Tuesday, 1 October 2013
Holidays are coming
I guess I have to admit that another summer has bitten the dust. I have just a few weeks to put together a few treats for friends and family. I know a lot of people feel like a cheapskate if they give a home made item as a gift but, trust me, I find that people just love a home made preserve or liqueur.
A few weeks ago, I dragged my sous vide up to a local restaurant at the request of the owner to demonstrate it's abilities. That afternoon I knocked up a batch of quick limoncello for them. I took some tuna and some sea bass and wowed them with three simple recipes that I will share with you at some point.
While I cocked the tuna (in a fennel seed, coriander and white pepper rub) in the sous vide, we sampled the limoncello and I explained the ease with which this great after dinner drink could be made. A new chef had joined the team fresh from Italy and seemed suitably impressed with both the taste and the speed that this could be produced. He mused over other potential treats and suggested an orange version. That stuck away in a little dark corner of my mind until last weekend when I found oranges on offer at my local supermarket.
The oranges lodged in my basket, I set off to find some white caster sugar and a bottle of the stores own vodka. There is little point in using the best vodka for this (far better to buy a bottle of the good stuff along with the cheap stuff and store it in the freezer with a couple of thick shot glasses to warm you up on a cold night)
Ingredients obtained, I headed off home. Next, I kick started the sous vide and loaded it with water from the hot tap to speed up the heating process. In case you are not familiar with sous vide cooking then take a look here http://www.sousvidesupreme.com . In essence a hot water bath with a thermostat accurate to 0.5C. These used to be stupidly expensive but in the last few years companies like http://www.lakeland.co.uk hve started to knock them out at sub £300 prices.

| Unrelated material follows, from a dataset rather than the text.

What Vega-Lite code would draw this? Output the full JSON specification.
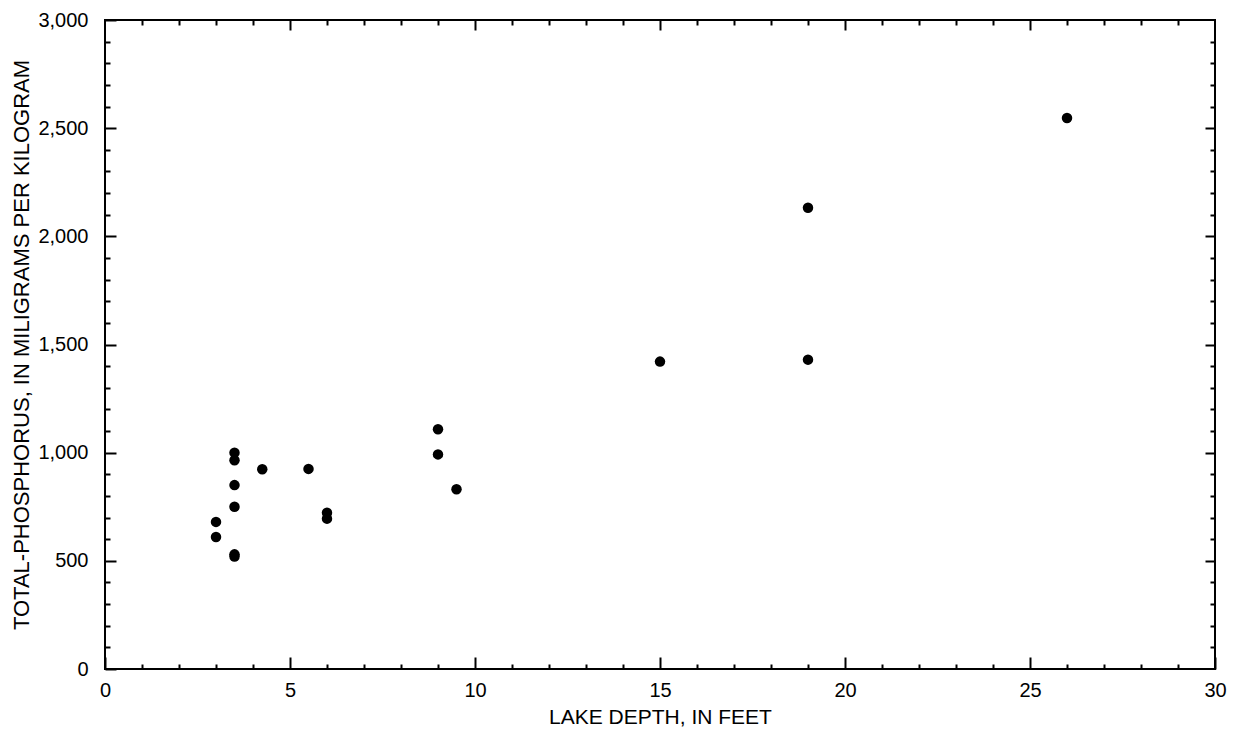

To make best use you will also need a vaccum sealing machine but it can save you a fortune.
Back to the recipe. I set the sous vide to 60C and left it to warm through. I used a good potato peeler to remove the orange skin, taking care to avoid the pith (if you to peel to deep then you can use a sharp knife to remove it from the peel).

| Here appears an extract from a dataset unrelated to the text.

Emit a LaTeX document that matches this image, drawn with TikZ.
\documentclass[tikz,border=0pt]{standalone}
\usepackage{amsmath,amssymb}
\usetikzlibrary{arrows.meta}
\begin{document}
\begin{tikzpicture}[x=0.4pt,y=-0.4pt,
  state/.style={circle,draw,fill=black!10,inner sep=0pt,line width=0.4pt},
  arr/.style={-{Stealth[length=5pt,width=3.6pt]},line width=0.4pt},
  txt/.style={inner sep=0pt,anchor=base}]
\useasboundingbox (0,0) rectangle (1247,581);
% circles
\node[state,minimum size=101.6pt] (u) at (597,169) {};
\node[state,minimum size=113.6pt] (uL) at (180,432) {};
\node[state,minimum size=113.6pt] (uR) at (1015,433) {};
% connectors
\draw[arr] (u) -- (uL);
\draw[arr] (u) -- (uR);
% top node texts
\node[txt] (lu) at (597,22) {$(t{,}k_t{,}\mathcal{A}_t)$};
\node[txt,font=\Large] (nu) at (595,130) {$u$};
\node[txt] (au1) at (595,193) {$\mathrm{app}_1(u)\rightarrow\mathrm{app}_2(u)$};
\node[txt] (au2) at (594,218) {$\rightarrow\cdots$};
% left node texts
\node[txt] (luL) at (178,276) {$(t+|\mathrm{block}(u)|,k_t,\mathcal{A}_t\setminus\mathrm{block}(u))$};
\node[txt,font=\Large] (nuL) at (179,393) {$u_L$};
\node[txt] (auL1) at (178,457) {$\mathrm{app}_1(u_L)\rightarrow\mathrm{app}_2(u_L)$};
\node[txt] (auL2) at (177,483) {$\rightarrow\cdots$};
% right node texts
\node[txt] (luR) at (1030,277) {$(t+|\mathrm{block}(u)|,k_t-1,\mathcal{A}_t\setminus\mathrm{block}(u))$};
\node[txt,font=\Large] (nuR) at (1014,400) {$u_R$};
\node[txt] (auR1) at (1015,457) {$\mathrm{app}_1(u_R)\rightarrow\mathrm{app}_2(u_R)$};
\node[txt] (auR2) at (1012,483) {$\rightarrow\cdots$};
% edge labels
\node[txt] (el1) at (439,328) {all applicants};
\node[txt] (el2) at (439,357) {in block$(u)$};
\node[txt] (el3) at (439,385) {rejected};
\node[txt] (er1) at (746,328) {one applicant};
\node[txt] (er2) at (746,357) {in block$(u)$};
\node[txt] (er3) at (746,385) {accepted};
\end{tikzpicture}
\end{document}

I placed all the peel in a 1 Litre cooking quality ziploc bag and added a litre of vodka. Unless you want to spend at least £800 on a chamber vacuum sealer then this is the best solution for cooking liquids in a sous vide. You can use the Archimedes method (http://blog.sousvidesupreme.com/2011/06/sealing-liquids-archimedes-principle/) to remove the air from the bag or zip around 90% of the seal and gently squeeze until the liquid is just above the seal (and there is no visible air at the seal) and then close the bag. I then popped this into the sous vide for about 4 hours (2 will do but the longer the better until the peel is pale)
While this cooked out I mad a simple stock syrup. I measured 1 litre of water into a pan and added 1Kg of white caster sugar. I placed this on the stove and heated it until it started to bubble and the liquid was clear. This disolves all of the sugar into the water creating the syrup. this can now be cooled and stored.
Once the orange and vodka had cooked out I removed the bag from the sous vide and left it to cool while still sealed. The beauty of the sealed bag is that non of the alcohol vapour escapes.
As you can see, the vodka has taken on the colour, and trust me, the flavour of the orange peel. Once the vodka was cool I strained it into a large jug and added 600ml of the stock syrup to the vodka (if you try this then alter the amount according to your own taste but remember it will not taste as sweet the warmer it is). I then bottled this ready for Christmas gifts (and the chefs perks too :) )
No, I did not waste the oranges. They were juiced and ready for breakfast. An alternative would be to replace some of the water in the stock syrup with filtered juice add a sweet orange taste.